In their work, the artists focus on the human fascination with development, permeation and visualization of so-called reality.
Curatorial statement, House of electronic Arts, Basel
Giulia Bowinkel & Friedemann Banz continuously suggest declinations of virtual and real spaces. Dimensions, consistency and matter are transformative in their artistic works, they overlap and flow into their pictures, videos and installation, coming together as autonomous parameters.
What are your current projects?
A VR piece with an interactive performance of avatars.
What path led you to digital art, and what interested/fascinated you
about it initially?
The aesthetics of the renderings, 3D animations, Second Life, Myspace, Google image search, Computer games and early music videos with 3D elements.
We listened to techno and electronic music and searched for an appropriate visual language.
We found the medium computer, which became more present and influential in all areas of our society, incredibly exciting.
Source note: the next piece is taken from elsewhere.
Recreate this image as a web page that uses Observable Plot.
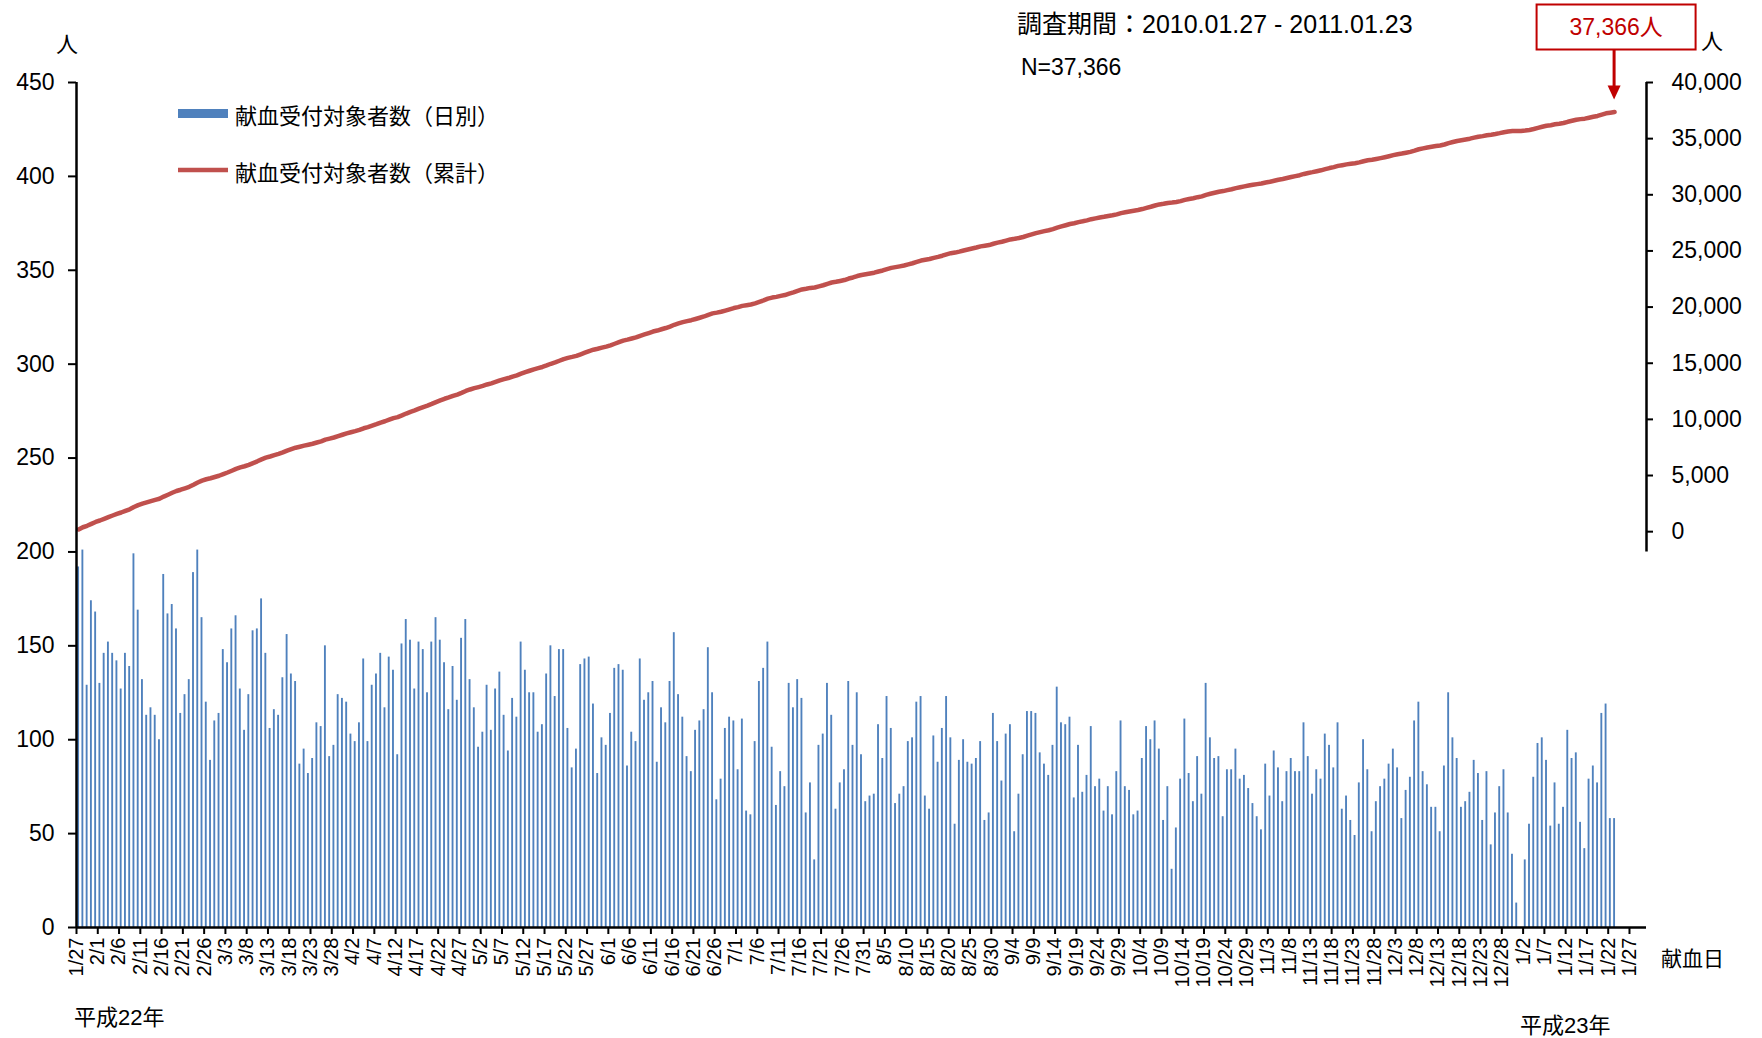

How do you judge the interest in digital art in your surroundings, in
The interest in computer generated art has grown. Interestingly, museums in particular are relatively open to digital art, including the uncertainties that technology brings with it.
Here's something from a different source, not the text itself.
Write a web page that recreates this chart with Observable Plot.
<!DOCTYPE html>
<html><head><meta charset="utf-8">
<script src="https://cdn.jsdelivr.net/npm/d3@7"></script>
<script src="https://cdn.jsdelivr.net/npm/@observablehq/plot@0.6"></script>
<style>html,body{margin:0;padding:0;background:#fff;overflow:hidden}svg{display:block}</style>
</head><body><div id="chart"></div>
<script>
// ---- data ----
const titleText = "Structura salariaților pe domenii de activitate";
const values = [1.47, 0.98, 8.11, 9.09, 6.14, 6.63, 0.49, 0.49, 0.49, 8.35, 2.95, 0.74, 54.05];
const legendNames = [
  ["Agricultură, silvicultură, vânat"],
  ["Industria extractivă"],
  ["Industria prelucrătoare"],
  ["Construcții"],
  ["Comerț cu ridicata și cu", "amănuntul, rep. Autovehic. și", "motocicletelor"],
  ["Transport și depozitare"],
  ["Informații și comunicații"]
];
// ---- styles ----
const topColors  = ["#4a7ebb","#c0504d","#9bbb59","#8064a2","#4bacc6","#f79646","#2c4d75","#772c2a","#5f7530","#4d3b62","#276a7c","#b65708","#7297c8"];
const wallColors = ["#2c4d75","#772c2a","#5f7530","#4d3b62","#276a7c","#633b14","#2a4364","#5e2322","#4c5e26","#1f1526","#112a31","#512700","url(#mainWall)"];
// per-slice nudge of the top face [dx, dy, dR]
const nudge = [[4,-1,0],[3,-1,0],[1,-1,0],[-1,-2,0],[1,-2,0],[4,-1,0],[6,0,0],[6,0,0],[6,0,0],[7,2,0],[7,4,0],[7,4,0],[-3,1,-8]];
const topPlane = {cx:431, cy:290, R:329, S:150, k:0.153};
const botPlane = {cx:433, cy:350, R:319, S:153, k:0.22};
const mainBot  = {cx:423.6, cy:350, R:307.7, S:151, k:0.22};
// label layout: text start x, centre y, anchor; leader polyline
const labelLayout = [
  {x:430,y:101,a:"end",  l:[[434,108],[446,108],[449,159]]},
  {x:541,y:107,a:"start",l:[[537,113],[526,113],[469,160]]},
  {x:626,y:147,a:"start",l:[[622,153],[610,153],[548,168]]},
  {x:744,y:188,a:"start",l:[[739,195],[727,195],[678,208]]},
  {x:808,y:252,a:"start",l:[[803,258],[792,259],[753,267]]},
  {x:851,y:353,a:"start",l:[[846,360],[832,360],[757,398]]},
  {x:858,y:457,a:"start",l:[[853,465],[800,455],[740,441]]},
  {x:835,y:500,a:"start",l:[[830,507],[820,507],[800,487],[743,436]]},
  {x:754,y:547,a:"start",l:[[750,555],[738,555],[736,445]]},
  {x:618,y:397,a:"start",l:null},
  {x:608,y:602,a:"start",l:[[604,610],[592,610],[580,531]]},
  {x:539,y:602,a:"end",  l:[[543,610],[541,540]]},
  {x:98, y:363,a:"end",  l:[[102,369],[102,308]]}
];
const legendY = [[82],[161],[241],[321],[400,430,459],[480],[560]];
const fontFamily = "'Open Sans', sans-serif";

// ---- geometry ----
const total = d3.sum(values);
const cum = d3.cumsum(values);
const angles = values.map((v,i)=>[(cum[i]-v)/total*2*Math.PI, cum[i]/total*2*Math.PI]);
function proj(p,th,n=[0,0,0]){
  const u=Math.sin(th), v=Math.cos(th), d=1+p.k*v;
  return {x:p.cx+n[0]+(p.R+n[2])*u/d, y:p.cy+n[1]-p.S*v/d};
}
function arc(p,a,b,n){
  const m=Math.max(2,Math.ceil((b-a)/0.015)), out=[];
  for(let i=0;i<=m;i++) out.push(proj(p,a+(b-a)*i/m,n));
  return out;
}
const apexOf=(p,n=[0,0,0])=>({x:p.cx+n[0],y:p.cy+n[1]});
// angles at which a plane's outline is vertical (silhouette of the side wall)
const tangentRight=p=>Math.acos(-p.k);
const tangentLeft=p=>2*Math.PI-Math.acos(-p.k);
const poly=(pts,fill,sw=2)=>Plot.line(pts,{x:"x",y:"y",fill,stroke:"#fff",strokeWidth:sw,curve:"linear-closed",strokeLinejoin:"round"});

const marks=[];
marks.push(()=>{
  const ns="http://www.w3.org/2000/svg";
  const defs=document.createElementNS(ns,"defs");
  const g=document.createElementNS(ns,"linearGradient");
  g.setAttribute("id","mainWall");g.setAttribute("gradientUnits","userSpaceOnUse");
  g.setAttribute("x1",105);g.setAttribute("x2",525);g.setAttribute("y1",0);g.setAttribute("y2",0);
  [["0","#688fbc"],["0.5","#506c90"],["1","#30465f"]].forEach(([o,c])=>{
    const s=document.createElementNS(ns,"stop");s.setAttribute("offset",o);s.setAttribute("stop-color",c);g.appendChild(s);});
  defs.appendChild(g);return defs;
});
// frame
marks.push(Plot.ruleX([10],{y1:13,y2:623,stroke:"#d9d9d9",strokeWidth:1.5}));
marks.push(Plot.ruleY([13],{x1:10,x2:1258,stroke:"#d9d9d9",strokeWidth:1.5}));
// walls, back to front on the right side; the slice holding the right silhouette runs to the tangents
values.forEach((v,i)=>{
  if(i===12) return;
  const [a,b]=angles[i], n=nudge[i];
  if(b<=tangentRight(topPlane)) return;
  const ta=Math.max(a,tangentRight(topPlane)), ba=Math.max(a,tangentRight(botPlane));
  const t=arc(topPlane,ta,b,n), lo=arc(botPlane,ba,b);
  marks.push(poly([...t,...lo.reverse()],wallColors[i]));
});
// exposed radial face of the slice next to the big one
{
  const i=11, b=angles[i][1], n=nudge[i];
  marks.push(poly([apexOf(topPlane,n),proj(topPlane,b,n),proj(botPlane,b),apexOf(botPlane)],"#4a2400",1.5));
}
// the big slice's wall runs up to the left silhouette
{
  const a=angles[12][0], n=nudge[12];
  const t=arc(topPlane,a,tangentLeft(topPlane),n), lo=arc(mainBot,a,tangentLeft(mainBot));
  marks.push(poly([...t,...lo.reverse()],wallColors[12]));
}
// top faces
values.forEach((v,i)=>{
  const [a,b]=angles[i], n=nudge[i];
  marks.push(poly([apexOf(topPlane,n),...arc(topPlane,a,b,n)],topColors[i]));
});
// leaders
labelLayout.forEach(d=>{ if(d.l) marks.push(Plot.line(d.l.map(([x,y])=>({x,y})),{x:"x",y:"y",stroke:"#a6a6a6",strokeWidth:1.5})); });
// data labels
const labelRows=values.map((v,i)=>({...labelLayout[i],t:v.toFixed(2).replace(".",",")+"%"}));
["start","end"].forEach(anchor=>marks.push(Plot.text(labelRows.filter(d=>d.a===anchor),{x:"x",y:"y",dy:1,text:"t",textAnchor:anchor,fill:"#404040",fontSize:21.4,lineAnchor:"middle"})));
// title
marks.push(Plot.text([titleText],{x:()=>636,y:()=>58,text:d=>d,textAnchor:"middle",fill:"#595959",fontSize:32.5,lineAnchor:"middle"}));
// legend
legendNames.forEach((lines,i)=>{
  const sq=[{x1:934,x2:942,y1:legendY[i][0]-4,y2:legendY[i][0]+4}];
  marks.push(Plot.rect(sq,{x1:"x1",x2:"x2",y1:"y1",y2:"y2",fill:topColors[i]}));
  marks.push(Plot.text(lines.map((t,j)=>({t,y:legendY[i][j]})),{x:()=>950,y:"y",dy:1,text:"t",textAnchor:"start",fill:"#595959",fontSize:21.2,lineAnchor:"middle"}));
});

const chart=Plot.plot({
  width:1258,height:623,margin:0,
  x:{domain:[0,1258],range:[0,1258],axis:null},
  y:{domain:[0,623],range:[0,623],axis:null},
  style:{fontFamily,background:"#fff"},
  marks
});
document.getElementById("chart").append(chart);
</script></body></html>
Most digital artworks are created collaboratively. How many people are involved in your artworks (on average), and how would you describe the artistic development of your works as a collective/individual process?
Most of our work is created by both of us. We taught ourselves many software programs after our studies. At that time, the two of us fought our way through the digital world with enthusiasm and sometimes even full of despair. We experiment individually and then conceive new projects together based on our initial sketches, which we then implement together. We find the constant exchange very enriching and important. There are also collaborations with other artists, e.g. with musicians and recently also programmers. For our latest series "Bots" we participated in the AR program Aurora at the HTW Berlin and elaborated our first bots together with the programmers. We appreciate the collaboration a lot, it enables a change of perspective and often leads to new ideas.
How do you archive your own works? How do you think your works should be preserved?
That depends a little bit on the respective work. For the CGI prints we archive the print file, the 3D file and the raw rendering. This is still relatively simple. With the AR and VR work it gets a bit more complex. These works are rarely finished like the prints. Especially the AR work has to be updated regularly, if e.g. the technology or the company philosophy around the mobile devices changes. Both the apps and the projects are stored incrementally. In addition, we also archive our software programs as far as possible in addition to the works and projects.
The most important thing for the preservation of the work will be to make the source files accessible for the newer hardware and software. This will probably require, among the general expertise of the work, a lot of computer and programming knowledge and this will probably only be done by museums in a professional context.